What makes us suffer is wanting things to be permanent when they are not.
Thich Nat Han
Everything in our world is impermanent. Yet, we try to live as though it is permanent. Another way to put this is that we “pretend” that our loved ones will live forever, or we avoid paying attention to the impermanent nature of this world. One of the most challenging aspects of this illusion is we tend to live as though we will be here forever. We may feel we need to accumulate more or feel we never have enough when we live by this illusion. We sometimes do this at the expense of our happiness and well-being! A quote from a book of Robert Adams teachings called Silence of the Heart illustrates this perfectly:
“The world isn’t the same as it was 20 years ago. Everything has changed. Then how can you say the world is real? Most of us are afraid to get into that subject, for we begin to feel that nothing is permanent, and this brings fear. If nothing is permanent, then who am I really? What am I? Where did I come from? What is the source of myself? These questions can only be answered by you.”

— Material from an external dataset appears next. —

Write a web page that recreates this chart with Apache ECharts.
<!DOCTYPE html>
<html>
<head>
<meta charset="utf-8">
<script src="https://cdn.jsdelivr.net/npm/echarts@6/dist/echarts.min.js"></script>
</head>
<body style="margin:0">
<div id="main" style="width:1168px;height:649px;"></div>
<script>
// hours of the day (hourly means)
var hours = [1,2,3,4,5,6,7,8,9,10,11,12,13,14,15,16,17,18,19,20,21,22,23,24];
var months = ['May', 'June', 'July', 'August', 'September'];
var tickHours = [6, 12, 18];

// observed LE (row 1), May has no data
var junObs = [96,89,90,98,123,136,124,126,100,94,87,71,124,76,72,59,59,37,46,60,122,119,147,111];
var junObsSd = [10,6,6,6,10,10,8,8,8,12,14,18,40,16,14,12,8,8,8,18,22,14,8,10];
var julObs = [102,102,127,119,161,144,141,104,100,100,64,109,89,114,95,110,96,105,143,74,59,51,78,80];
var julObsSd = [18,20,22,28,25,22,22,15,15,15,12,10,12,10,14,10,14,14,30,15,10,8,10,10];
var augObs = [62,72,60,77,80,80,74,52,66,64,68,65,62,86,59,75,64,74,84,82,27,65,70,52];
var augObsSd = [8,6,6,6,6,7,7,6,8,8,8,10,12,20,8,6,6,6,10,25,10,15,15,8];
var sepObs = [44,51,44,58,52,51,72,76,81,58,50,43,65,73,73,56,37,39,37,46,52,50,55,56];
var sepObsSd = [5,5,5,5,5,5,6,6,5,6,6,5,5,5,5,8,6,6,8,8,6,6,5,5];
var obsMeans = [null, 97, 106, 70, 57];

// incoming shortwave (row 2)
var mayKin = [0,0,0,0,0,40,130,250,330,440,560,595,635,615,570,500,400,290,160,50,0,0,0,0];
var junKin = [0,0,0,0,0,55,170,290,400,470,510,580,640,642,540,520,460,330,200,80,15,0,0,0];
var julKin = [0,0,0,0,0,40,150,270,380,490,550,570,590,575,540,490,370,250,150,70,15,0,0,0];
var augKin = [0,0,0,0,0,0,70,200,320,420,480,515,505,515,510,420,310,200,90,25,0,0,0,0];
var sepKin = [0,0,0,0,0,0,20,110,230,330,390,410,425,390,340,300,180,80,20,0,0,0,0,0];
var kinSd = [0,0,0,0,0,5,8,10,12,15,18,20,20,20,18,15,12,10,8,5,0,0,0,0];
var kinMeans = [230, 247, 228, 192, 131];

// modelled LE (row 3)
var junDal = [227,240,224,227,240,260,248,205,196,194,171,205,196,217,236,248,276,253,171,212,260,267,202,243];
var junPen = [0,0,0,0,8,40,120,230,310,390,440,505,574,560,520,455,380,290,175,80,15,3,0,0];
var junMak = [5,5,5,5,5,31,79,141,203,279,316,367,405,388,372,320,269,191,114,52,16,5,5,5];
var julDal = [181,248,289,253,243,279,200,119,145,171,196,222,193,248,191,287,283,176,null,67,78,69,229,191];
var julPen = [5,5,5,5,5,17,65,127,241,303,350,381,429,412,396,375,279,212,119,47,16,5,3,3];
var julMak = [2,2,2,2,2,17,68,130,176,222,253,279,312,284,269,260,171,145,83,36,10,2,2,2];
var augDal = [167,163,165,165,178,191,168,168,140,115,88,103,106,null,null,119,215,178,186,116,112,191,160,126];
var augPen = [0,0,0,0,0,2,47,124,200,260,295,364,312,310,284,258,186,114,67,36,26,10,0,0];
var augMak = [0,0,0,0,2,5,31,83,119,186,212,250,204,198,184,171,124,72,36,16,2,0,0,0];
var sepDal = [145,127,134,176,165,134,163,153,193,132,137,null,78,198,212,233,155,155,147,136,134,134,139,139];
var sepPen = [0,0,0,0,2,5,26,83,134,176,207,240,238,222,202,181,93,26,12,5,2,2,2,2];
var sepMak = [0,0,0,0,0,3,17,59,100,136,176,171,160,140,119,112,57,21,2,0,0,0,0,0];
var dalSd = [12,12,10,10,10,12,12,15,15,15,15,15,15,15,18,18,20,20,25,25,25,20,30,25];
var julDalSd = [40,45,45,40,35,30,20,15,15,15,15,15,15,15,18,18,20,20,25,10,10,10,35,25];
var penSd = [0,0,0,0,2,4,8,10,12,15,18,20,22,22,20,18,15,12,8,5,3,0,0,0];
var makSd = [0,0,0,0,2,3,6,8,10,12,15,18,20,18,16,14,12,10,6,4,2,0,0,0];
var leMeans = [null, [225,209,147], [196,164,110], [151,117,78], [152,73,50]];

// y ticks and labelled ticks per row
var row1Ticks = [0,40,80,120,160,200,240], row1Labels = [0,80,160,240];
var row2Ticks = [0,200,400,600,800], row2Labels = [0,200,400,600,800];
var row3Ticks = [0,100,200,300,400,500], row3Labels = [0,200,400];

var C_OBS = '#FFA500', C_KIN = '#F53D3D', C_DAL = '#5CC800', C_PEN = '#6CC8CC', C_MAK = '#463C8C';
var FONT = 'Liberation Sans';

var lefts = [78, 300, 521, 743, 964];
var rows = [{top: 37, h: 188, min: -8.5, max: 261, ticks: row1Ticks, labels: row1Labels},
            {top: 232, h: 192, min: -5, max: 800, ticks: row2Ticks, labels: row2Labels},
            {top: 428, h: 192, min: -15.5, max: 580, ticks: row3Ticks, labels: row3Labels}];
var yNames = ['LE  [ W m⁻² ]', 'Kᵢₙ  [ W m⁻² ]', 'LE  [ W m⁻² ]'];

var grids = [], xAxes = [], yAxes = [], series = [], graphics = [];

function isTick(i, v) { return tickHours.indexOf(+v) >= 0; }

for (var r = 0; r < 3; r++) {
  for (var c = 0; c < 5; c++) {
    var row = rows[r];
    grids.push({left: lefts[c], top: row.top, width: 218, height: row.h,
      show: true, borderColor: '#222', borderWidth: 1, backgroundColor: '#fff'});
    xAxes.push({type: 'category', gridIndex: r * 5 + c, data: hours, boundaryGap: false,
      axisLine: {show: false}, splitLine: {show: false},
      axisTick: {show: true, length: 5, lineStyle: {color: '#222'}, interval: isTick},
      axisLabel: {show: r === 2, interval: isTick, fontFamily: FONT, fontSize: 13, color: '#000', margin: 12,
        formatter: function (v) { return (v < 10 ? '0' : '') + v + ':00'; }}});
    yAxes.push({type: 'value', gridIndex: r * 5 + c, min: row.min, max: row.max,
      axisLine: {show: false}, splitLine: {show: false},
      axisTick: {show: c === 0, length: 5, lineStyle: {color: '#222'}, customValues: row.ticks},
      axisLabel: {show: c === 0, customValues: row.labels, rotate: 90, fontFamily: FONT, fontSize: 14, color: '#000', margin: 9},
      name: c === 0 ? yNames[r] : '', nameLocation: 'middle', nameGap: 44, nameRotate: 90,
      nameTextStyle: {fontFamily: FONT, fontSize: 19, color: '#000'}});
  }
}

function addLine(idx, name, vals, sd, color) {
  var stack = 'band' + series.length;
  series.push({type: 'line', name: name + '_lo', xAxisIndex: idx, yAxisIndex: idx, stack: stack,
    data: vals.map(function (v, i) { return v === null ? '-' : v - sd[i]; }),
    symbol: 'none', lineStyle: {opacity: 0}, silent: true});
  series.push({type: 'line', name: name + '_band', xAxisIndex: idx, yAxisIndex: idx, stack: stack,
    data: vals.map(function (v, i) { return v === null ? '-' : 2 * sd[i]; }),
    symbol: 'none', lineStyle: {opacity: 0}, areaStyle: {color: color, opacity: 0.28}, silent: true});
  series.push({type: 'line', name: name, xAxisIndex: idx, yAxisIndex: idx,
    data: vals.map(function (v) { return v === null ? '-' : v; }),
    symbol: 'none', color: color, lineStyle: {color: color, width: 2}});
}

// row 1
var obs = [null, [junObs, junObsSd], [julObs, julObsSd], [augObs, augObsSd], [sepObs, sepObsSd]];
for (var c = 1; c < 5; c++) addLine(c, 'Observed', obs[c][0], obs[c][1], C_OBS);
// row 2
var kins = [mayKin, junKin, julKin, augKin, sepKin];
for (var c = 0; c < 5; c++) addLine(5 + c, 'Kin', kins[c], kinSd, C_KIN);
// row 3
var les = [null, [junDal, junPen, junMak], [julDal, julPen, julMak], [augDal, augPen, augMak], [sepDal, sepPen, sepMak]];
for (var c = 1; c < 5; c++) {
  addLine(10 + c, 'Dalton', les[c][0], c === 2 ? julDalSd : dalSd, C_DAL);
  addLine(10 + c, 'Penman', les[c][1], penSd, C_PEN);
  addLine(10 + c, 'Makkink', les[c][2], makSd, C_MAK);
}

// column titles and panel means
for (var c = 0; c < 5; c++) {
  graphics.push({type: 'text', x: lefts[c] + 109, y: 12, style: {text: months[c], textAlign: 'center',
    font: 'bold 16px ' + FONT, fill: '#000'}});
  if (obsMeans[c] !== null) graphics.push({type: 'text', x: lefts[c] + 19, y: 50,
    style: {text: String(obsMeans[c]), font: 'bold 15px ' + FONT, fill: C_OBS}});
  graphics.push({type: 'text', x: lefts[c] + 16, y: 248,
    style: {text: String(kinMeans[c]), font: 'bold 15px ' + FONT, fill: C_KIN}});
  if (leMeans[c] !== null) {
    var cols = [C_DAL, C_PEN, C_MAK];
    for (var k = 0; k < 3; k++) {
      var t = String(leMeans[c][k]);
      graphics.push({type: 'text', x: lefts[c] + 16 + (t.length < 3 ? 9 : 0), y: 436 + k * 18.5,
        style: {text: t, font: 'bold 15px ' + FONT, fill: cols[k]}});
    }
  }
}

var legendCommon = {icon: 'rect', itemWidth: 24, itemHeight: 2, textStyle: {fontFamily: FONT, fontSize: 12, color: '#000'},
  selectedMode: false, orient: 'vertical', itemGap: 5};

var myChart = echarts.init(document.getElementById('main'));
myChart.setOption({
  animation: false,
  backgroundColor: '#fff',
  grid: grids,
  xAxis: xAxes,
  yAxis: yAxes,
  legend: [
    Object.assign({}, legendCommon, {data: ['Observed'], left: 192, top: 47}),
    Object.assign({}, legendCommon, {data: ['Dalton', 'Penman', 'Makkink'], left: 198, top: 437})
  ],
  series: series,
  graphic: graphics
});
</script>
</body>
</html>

This is called self-inquiry. Self-Inquiry can assist us in seeing through illusion. The Sedona Method® provides a beautiful set of self-inquiry questions to explore this more deeply. TSM has been tested and proven effective at dissolving illusions.

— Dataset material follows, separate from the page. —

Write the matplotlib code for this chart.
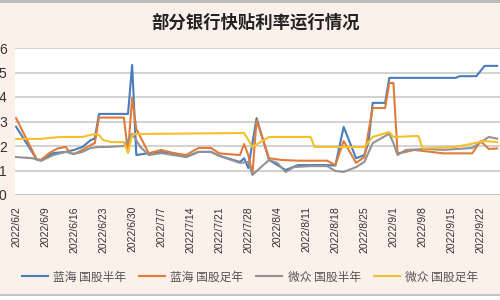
import pandas as pd
import matplotlib
matplotlib.use("Agg")
import matplotlib.pyplot as plt
import matplotlib.dates as mdates
from matplotlib.lines import Line2D
from matplotlib.patches import Rectangle

plt.rcParams['font.family'] = ['Liberation Sans', 'Noto Sans CJK SC']

title = "部分银行快贴利率运行情况"
series_names = ["蓝海 国股半年", "蓝海 国股足年", "微众 国股半年", "微众 国股足年"]

blue_dates = ["6/2", "6/7", "6/8", "6/11", "6/14", "6/16", "6/18", "6/20", "6/21", "6/22",
              "6/29", "6/30", "7/1", "7/4", "7/7", "7/10", "7/13", "7/16", "7/19", "7/21",
              "7/26", "7/27", "7/28", "7/30", "8/2", "8/6", "8/9", "8/16", "8/18", "8/20",
              "8/23", "8/25", "8/26", "8/27", "8/30", "8/31", "9/16", "9/17", "9/21", "9/23", "9/26"]
blue_vals = [2.79, 1.45, 1.43, 1.71, 1.76, 1.84, 1.96, 2.24, 2.31, 3.31,
             3.31, 5.31, 1.63, 1.71, 1.75, 1.71, 1.55, 1.76, 1.76, 1.6,
             1.35, 1.5, 1.1, 3.14, 1.43, 1.02, 1.22, 1.22, 1.2, 2.78,
             1.5, 1.63, 2.16, 3.76, 3.76, 4.78, 4.78, 4.85, 4.85, 5.27, 5.27]

orange_dates = ["6/2", "6/7", "6/8", "6/10", "6/12", "6/14", "6/15", "6/16", "6/18", "6/20",
                "6/21", "6/22", "6/28", "6/29", "6/30", "7/1", "7/4", "7/7", "7/10", "7/13",
                "7/16", "7/19", "7/21", "7/26", "7/27", "7/28", "7/29", "7/30", "8/2", "8/5",
                "8/9", "8/16", "8/18", "8/20", "8/23", "8/25", "8/26", "8/27", "8/30", "8/31",
                "9/1", "9/2", "9/4", "9/6", "9/13", "9/20", "9/22", "9/24", "9/26"]
orange_vals = [3.14, 1.45, 1.43, 1.71, 1.9, 1.96, 1.71, 1.67, 1.84, 2.04,
               2.12, 3.16, 3.16, 1.75, 3.96, 2.7, 1.7, 1.84, 1.71, 1.63,
               1.92, 1.92, 1.7, 1.63, 2.08, 1.63, 0.85, 3.05, 1.5, 1.43,
               1.4, 1.4, 1.22, 2.2, 1.31, 1.55, 2.6, 3.55, 3.55, 4.57,
               4.57, 1.7, 1.76, 1.84, 1.7, 1.7, 2.2, 1.88, 1.9]

gray_dates = ["6/2", "6/6", "6/8", "6/11", "6/14", "6/16", "6/18", "6/20", "6/22", "6/24",
              "6/28", "6/29", "6/30", "7/2", "7/4", "7/7", "7/13", "7/16", "7/19", "7/21",
              "7/26", "7/28", "7/29", "8/2", "8/4", "8/6", "8/8", "8/12", "8/16", "8/18",
              "8/20", "8/23", "8/25", "8/27", "8/31", "9/1", "9/2", "9/4", "9/9", "9/13",
              "9/20", "9/24", "9/26"]
gray_vals = [1.55, 1.5, 1.39, 1.63, 1.76, 1.68, 1.76, 1.92, 1.96, 1.96,
             2.0, 2.24, 2.5, 1.96, 1.63, 1.71, 1.55, 1.76, 1.76, 1.6,
             1.31, 1.35, 0.82, 1.43, 1.31, 0.94, 1.14, 1.18, 1.18, 0.98,
             0.94, 1.14, 1.35, 2.12, 2.5, 2.12, 1.63, 1.84, 1.88, 1.84,
             1.92, 2.37, 2.3]

yellow_dates = ["6/2", "6/8", "6/10", "6/13", "6/18", "6/21", "6/22", "6/23", "6/25", "6/28",
                "6/29", "6/30", "7/1", "7/27", "7/29", "8/2", "8/12", "8/13", "8/25", "8/27",
                "8/31", "9/1", "9/7", "9/8", "9/16", "9/23", "9/26"]
yellow_vals = [2.29, 2.29, 2.33, 2.37, 2.37, 2.49, 2.45, 2.24, 2.16, 2.16,
               1.71, 2.45, 2.49, 2.53, 1.96, 2.37, 2.37, 1.96, 1.96, 2.37,
               2.57, 2.37, 2.41, 1.9, 1.96, 2.2, 2.16]

tick_labels = ["2022/6/2", "2022/6/9", "2022/6/16", "2022/6/23", "2022/6/30", "2022/7/7",
               "2022/7/14", "2022/7/21", "2022/7/28", "2022/8/4", "2022/8/11", "2022/8/18",
               "2022/8/25", "2022/9/1", "2022/9/8", "2022/9/15", "2022/9/22"]
y_ticks = [0, 1, 2, 3, 4, 5, 6]

colors = ["#4A7EBB", "#E07B39", "#929292", "#F5C02C"]
bg = "#FBF0EA"


def to_dates(md):
    return pd.to_datetime(["2022/" + s for s in md], format="%Y/%m/%d")


fig = plt.figure(figsize=(5, 3), dpi=100, facecolor=bg)
ax = fig.add_axes([15 / 500, 1 - 195 / 300, 485 / 500, 147 / 300])
ax.set_facecolor("white")

all_series = [(blue_dates, blue_vals), (orange_dates, orange_vals),
              (gray_dates, gray_vals), (yellow_dates, yellow_vals)]
for (d, v), c, name in zip(all_series, colors, series_names):
    ax.plot(to_dates(d), v, color=c, lw=1.5, label=name, solid_joinstyle="round")

start = pd.Timestamp("2022-06-02")
ax.set_xlim(start - pd.Timedelta(hours=6), start + pd.Timedelta(days=116.7))
ax.set_ylim(0, 6)

for y in y_ticks:
    ax.axhline(y, color="#CFCFCF" if y else "#BDBDBD", lw=1.3, zorder=0)

ax.set_yticks(y_ticks)
ax.set_yticklabels([str(y) for y in y_ticks], fontsize=10, color="#333333")
ax.set_xticks(pd.to_datetime([t for t in tick_labels], format="%Y/%m/%d"))
ax.set_xticklabels(tick_labels, rotation=90, fontsize=7.5, color="#333333",
                   va="top", ha="center")
ax.tick_params(axis="y", length=0, pad=6)
ax.tick_params(axis="x", length=0, pad=8)
for s in ax.spines.values():
    s.set_visible(False)

fig.text(0.51, 1 - 23 / 300, title, ha="center", va="center", fontsize=12.5,
         fontweight="bold", color="#222222", family=["Noto Sans CJK SC"])

fig.legend(loc="center", bbox_to_anchor=(0.5, 1 - 277 / 300), ncol=4, frameon=False,
           fontsize=8.5, handlelength=2.2, handletextpad=0.45, columnspacing=1.1,
           labelcolor="#555555", prop={"family": ["Noto Sans CJK SC"], "size": 8.5})

fig.add_artist(Rectangle((0, 1 - 3 / 300), 1, 3 / 300, transform=fig.transFigure,
                         color="#BDBDBD", lw=0))
fig.add_artist(Line2D([0, 1], [1 - 295 / 300] * 2, transform=fig.transFigure,
                      color="#C4C4C4", lw=1.5))
fig.add_artist(Rectangle((0, 0), 1, 4 / 300, transform=fig.transFigure,
                         color="white", lw=0))

fig.savefig("out.png", dpi=100, facecolor=bg)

The following quotes illustrate this illusion as one of the leading root causes of human suffering. In her usual straightforward manner, Pema Chodron, a Buddhist nun and student of Chogyam Trungpa Rinpoche, states,
Impermanence is a principle of harmony.
When we don’t struggle against it, we are in harmony with reality.
Alan Watts, a legendary spiritual scholar, adds,
Buddha’s Doctrine: Man suffers because of his craving to possess and keep forever things which are essentially impermanent…this frustration of the desire to possess is the immediate cause of suffering.
Eastern spiritual traditions commonly refer to this illusion. In the West, we could do more examination of or simple openness to our lives’ impermanent nature and this world.